▶ _DESCRIPTION OF THE TASK_: Your task is to retype, word for word, the lines from the start of the data through the line holding "ax.set_ylim(ymin, ymax)". Do not include the pictures.

▶ _SOURCE EXCERPT_:
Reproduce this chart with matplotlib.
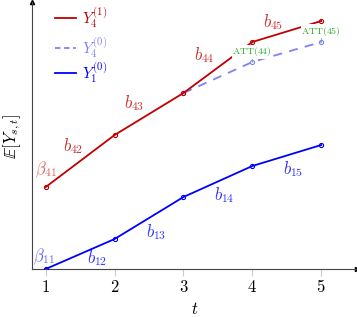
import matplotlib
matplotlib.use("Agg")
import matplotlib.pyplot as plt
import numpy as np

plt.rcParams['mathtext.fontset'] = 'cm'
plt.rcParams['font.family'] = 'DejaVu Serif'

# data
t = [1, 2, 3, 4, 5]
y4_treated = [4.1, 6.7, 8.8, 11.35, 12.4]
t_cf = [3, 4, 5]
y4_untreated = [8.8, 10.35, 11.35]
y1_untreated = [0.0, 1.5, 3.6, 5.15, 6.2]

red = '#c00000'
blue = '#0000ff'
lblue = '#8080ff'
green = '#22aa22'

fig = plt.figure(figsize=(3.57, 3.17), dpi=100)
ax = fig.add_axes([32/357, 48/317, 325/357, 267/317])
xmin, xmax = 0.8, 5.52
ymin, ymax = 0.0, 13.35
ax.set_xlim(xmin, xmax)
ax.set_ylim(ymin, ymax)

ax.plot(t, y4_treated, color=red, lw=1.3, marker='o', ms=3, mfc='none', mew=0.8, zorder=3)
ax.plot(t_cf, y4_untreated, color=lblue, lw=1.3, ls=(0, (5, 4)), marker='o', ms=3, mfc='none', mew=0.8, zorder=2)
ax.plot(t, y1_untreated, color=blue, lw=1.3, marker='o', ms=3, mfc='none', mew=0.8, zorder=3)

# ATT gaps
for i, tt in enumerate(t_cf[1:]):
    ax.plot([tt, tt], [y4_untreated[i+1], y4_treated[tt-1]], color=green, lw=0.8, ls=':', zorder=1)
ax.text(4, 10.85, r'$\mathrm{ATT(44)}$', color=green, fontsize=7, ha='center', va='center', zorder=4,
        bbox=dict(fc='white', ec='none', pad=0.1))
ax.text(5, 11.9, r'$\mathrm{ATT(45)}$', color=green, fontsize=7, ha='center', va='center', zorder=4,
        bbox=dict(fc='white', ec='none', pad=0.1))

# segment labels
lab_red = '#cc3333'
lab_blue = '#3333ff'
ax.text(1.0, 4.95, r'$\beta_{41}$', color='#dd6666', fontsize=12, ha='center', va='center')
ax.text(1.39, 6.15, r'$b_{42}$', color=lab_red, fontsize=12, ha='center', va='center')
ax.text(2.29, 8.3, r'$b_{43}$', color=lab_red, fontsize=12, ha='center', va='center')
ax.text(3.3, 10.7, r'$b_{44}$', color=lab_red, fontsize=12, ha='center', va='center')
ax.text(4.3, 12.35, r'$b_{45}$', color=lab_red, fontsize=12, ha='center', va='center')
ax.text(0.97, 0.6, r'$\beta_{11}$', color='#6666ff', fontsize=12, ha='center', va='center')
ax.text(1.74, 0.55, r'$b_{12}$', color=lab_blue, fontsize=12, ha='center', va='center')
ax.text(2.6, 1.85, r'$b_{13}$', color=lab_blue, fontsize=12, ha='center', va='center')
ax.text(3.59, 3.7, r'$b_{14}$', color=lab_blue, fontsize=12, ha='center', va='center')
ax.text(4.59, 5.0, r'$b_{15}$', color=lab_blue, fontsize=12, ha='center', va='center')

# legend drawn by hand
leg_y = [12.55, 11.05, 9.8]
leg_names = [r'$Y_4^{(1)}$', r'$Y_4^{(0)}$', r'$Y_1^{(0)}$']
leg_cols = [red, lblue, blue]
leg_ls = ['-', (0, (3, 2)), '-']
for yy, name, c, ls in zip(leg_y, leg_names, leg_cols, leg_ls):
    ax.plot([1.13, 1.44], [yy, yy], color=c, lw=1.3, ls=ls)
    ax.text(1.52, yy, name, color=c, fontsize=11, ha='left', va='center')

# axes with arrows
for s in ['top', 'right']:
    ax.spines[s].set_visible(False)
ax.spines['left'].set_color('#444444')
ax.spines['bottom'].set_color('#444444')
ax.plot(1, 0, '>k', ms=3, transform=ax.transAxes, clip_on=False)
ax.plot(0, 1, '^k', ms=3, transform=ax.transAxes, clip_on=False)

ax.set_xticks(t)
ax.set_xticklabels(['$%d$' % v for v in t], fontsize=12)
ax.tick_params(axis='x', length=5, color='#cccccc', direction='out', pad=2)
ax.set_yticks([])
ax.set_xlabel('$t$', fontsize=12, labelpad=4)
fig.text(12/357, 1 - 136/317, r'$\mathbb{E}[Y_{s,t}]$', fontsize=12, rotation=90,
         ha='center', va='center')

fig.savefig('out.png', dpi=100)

▶ _COMPLETE ANSWER_:
Reproduce this chart with matplotlib.
import matplotlib
matplotlib.use("Agg")
import matplotlib.pyplot as plt
import numpy as np

plt.rcParams['mathtext.fontset'] = 'cm'
plt.rcParams['font.family'] = 'DejaVu Serif'

# data
t = [1, 2, 3, 4, 5]
y4_treated = [4.1, 6.7, 8.8, 11.35, 12.4]
t_cf = [3, 4, 5]
y4_untreated = [8.8, 10.35, 11.35]
y1_untreated = [0.0, 1.5, 3.6, 5.15, 6.2]

red = '#c00000'
blue = '#0000ff'
lblue = '#8080ff'
green = '#22aa22'

fig = plt.figure(figsize=(3.57, 3.17), dpi=100)
ax = fig.add_axes([32/357, 48/317, 325/357, 267/317])
xmin, xmax = 0.8, 5.52
ymin, ymax = 0.0, 13.35
ax.set_xlim(xmin, xmax)
ax.set_ylim(ymin, ymax)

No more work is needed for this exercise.